• Problem to work on:
Starting from the top of the material, restate each line exactly until the line that contains "import * as", which is also copied. Pictures are excluded.

• Recorded data:
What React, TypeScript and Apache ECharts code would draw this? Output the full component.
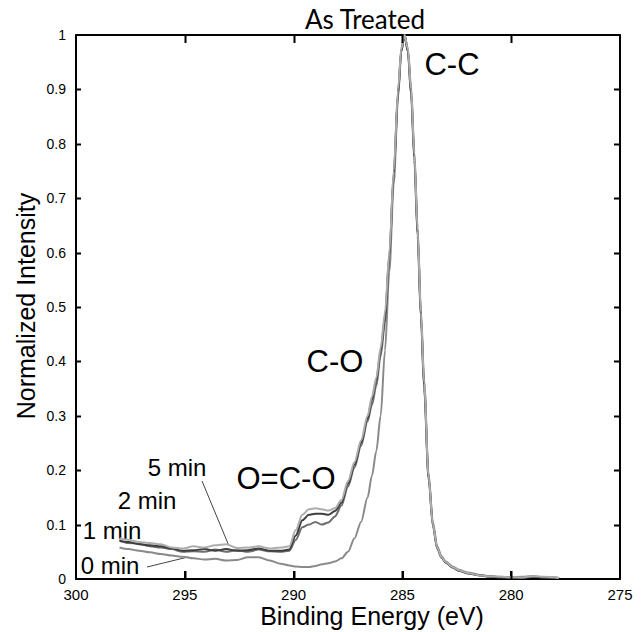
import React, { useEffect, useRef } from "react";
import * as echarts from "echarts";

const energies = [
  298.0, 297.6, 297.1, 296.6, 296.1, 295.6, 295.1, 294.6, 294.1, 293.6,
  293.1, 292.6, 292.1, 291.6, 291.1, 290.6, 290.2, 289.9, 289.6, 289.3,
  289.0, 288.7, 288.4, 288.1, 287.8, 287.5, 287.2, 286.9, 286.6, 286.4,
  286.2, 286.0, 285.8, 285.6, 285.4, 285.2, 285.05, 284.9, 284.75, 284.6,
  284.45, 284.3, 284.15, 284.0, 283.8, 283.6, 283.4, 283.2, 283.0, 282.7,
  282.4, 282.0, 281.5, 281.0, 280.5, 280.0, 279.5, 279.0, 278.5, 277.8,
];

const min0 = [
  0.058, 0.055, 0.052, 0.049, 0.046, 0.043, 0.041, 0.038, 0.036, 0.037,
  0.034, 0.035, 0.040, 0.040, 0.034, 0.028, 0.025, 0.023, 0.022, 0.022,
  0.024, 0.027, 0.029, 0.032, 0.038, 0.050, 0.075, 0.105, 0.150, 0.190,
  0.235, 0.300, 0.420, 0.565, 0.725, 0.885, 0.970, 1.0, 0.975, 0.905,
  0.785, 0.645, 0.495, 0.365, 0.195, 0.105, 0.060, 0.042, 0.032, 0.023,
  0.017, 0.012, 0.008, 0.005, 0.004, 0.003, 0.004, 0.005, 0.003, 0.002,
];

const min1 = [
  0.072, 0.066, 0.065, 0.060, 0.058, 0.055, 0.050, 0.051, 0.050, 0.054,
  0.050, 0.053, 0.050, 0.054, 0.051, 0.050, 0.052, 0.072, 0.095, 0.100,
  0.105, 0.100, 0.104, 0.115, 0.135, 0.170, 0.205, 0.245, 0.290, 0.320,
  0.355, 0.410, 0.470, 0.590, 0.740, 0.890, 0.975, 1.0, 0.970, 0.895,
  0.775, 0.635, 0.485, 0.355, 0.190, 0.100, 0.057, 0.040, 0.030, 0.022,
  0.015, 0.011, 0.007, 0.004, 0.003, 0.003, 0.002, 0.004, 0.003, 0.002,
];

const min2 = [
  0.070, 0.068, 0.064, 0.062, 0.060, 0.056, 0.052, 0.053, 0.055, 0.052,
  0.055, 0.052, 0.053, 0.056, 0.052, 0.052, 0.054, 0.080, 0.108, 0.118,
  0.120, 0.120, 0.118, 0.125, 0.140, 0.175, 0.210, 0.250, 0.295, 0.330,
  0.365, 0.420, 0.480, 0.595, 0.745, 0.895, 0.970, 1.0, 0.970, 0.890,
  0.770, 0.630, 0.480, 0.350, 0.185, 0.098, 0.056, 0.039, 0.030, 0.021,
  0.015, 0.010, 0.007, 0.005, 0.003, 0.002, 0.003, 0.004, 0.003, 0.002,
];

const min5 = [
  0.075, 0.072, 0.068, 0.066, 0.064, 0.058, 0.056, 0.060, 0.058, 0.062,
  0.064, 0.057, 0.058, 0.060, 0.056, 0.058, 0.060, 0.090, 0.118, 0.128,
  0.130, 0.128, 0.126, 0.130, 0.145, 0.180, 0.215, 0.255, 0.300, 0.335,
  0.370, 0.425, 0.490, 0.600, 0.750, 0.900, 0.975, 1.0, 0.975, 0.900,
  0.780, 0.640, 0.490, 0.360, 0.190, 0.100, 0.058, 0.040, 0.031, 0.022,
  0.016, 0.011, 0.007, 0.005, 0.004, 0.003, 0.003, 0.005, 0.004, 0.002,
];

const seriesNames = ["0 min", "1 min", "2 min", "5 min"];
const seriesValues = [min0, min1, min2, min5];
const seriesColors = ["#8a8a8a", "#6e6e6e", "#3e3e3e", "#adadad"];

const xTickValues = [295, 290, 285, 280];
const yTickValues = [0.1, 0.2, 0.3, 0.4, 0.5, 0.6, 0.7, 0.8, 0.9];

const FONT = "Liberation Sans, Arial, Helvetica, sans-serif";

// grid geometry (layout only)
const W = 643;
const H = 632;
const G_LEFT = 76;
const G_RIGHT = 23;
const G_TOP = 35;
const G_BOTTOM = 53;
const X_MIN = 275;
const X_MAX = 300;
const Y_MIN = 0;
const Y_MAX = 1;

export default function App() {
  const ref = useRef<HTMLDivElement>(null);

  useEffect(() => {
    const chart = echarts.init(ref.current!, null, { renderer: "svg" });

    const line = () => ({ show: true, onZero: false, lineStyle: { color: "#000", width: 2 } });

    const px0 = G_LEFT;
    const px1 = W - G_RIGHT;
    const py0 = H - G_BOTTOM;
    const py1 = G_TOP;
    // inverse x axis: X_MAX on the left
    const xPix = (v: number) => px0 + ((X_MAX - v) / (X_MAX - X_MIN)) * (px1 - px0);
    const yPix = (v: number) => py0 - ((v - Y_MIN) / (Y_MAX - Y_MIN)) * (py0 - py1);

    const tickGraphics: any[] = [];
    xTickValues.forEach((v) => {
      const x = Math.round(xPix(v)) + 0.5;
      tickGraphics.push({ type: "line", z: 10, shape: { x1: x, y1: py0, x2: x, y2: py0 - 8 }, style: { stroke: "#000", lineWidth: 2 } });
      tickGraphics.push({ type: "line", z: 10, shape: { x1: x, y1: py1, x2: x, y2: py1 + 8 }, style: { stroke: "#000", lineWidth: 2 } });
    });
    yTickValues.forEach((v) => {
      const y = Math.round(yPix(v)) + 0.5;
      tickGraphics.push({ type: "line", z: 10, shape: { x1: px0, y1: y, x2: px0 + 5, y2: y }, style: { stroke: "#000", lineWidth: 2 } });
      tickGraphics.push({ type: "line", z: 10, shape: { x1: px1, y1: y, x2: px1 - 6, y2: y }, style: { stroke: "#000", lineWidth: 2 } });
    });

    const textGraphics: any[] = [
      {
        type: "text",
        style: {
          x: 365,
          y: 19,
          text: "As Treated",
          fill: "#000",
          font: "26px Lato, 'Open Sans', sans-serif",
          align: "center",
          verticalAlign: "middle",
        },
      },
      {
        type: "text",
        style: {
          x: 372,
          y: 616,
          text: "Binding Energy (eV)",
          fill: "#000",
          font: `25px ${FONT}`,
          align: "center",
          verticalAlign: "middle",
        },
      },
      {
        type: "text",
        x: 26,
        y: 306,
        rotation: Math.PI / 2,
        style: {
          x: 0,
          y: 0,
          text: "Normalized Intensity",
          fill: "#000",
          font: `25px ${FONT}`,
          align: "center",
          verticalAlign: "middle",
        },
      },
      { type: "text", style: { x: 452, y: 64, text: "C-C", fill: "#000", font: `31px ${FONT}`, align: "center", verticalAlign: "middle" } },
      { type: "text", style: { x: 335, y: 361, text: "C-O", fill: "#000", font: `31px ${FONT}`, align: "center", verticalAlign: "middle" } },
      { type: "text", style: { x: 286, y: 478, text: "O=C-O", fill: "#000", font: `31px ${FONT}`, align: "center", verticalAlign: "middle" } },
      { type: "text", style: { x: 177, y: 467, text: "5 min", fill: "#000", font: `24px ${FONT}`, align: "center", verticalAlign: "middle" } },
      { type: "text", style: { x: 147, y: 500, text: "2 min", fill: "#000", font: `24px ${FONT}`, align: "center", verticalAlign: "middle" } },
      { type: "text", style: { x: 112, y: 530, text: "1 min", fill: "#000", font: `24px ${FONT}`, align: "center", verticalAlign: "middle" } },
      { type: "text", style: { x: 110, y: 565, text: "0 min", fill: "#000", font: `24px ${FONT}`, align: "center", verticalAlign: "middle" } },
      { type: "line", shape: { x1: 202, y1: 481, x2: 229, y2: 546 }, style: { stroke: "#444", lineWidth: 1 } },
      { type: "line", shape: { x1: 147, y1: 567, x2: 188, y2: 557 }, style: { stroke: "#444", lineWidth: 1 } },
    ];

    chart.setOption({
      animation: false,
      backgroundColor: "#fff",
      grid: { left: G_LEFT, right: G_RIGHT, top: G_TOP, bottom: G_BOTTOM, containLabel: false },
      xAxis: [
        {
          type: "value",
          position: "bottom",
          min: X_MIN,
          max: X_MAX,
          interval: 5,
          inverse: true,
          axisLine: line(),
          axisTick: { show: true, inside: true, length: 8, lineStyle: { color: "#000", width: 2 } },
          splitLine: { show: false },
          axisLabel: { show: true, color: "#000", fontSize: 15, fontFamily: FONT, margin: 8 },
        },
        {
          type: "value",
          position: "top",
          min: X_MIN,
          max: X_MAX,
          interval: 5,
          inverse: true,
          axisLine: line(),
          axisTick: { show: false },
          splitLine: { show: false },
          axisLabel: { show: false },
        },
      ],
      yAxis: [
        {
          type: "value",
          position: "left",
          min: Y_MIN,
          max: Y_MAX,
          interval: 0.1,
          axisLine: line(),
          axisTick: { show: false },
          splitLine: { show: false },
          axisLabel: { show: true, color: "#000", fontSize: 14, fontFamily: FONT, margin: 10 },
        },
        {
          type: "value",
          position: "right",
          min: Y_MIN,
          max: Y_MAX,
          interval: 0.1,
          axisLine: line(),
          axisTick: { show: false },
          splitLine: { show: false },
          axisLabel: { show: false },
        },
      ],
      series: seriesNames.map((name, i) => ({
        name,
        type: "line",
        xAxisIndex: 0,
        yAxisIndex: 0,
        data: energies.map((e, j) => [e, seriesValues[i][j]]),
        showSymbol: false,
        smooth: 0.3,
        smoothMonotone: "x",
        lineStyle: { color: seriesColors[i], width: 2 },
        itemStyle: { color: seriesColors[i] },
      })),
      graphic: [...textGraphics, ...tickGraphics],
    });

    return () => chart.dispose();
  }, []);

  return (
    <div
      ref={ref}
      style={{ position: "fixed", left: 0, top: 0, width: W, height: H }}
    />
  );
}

• Solution below:
What React, TypeScript and Apache ECharts code would draw this? Output the full component.
import React, { useEffect, useRef } from "react";
import * as echarts from "echarts";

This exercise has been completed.